Correctness failure when using BTL RDMA

vspetrov commented 7 years ago

Thank you for taking the time to submit an issue!

Background information

Possibly related to the "patcher" memory framework

What version of Open MPI are you using? (e.g., v1.10.3, v2.1.0, git branch name and hash, etc.)

v2.0.x v2.x master

Describe how Open MPI was installed (e.g., from a source/distribution tarball, from a git clone, from an operating system distribution package, etc.)

Built from sources, cloned from github

Please describe the system on which you are running

Operating system/version: Red Hat Enterprise Linux Server release 7.2 (Maipo)
Computer hardware: Intel(R) Xeon(R) CPU E5-2680 0 @ 2.70GHz
Network type: Mellanox infiniband, CIB

Details of the problem

Multithreaded correctness test (attached mt_stress.zip ) fails with OMPI. Reproduced on 2 nodes.

shell$ mpirun -np 3 --map-by node -mca pml ob1 -mca btl openib,self   `nif 50`    -mca coll ^hcoll ./mt_stress 1497004394

...
Splitting id 124
CORRECTNESS ERROR: id 124, TEST_TYPE 2, pos 3692, value 3, expected 6, dtype MPI_INT, root 0, rank 2, count 15045, comm_size 3, color 1
CORRECTNESS ERROR: id 124, TEST_TYPE 2, pos 3692, value 3, expected 6, dtype MPI_INT, root 0, rank 0, count 15045, comm_size 3, color 1
CORRECTNESS ERROR: id 124, TEST_TYPE 2, pos 3692, value 3, expected 6, dtype MPI_INT, root 0, rank 1, count 15045, comm_size 3, color 1
Splitting id 125
Splitting id 126
...

This is an allreduce failure. After some debug i narrowed it down to the single p2p inside allreduce. One ranks sends the data to the other side, but the data is received corrupted for some reason.

The test would pass if "-mca mpi_leave_pinned 0" OR if the ompi is built without memory manager support (--without-memory-manager). This is why my suspicion goes to "patcher" memory framework.

Additionally, the same issues are observed with pml yalla (mellanox mxm based p2p). Again disabling mem notifications (MXM_MEM_ON_DEMAND_MAP=n) helps.

Since "patcher" was not present in ompi_v1.10 i wanted to try test with that version. btl openib wouldn't work since it didn't support mpi_thread_multiple in 1.10 however, pml yalla works w/o errors with 1.10.

jladd-mlnx commented 7 years ago

@markalle @jjhursey @gpaulsen is this something you've observed in your testing?
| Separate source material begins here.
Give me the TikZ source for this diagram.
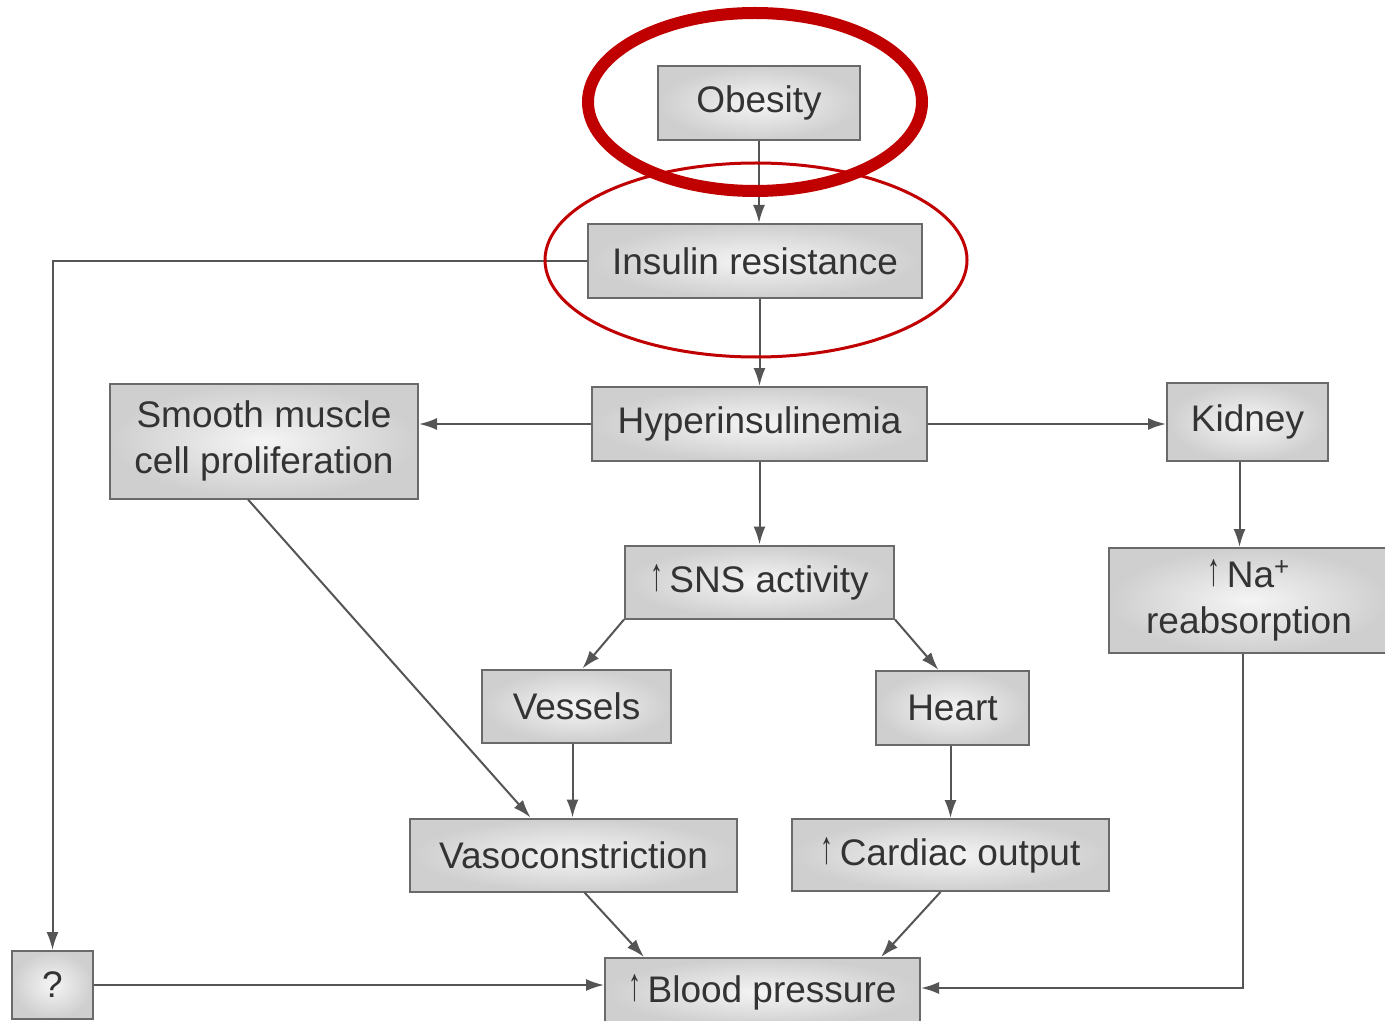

gpaulsen commented 7 years ago

Yes, we're struggling with some issues around patcher right now as well on ppc64le. Still trying to root cause.

jladd-mlnx commented 7 years ago

Thanks, @gpaulsen. This was actually reported to us by an IBM test engineer who thought it was an HCOLL issue. @vspetrov 's report is what we've been able to make of it - that it's most likely patcher related and not an HCOLL bug.

alsrgv commented 7 years ago

Thanks @vspetrov for reporting this issue!

I am seeing exactly the same issue with MPI_Allreduce, except in my case all MPI calls are done in single thread (but otherwise application is multi-threaded and uses jemalloc). I also was able to trace it down to single p2p call where correct data is sent and corrupted data is received.

It does repro with OpenIB and does not repro with TCP. It does not repro with -mca mpi_leave_pinned 0 or --without-memory-manager, as above.

Unfortunately, with -mca mpi_leave_pinned 0 performance with OpenIB is worse than with TCP, so it defeats the purpose of RDMA.

I also tried OpenMPI 1.10.7 and it works correctly. Performance is not as good as 2.1.1 with memory manager that gives corruption, but definitely better than 2.1.1 without pinned memory.

I have ring-reduce based implementation on pure MPI_Send()/MPI_Recv() that works well and does not lead to corruption, but I'm worried that it may do so in certain circumstances. Are there any pointers what's special about MPI_Allreduce() and why it corrupts the data?

alsrgv commented 7 years ago

UPDATE: I discovered that I can repro this issue with my ring-reduce implementation too if I modify it to use malloc'd buffer. Currently it's using pinned memory buffer and avoids corruption.

jsquyres commented 7 years ago

Per discussion on 1 Aug Webex:

This issue was originally reported with MXM+patcher
@alsrgv reported with openib (assumedly +patcher)
IBM has seen similar problems in PAMI+patcher.

@vspetrov Does this happen with v3.0.x? (we're assuming you didn't test v3.0.x -- can you clarify?)

@hjelmn Can you chime in here? It's apparently reproducible with openib, and a test case was attached in the original description.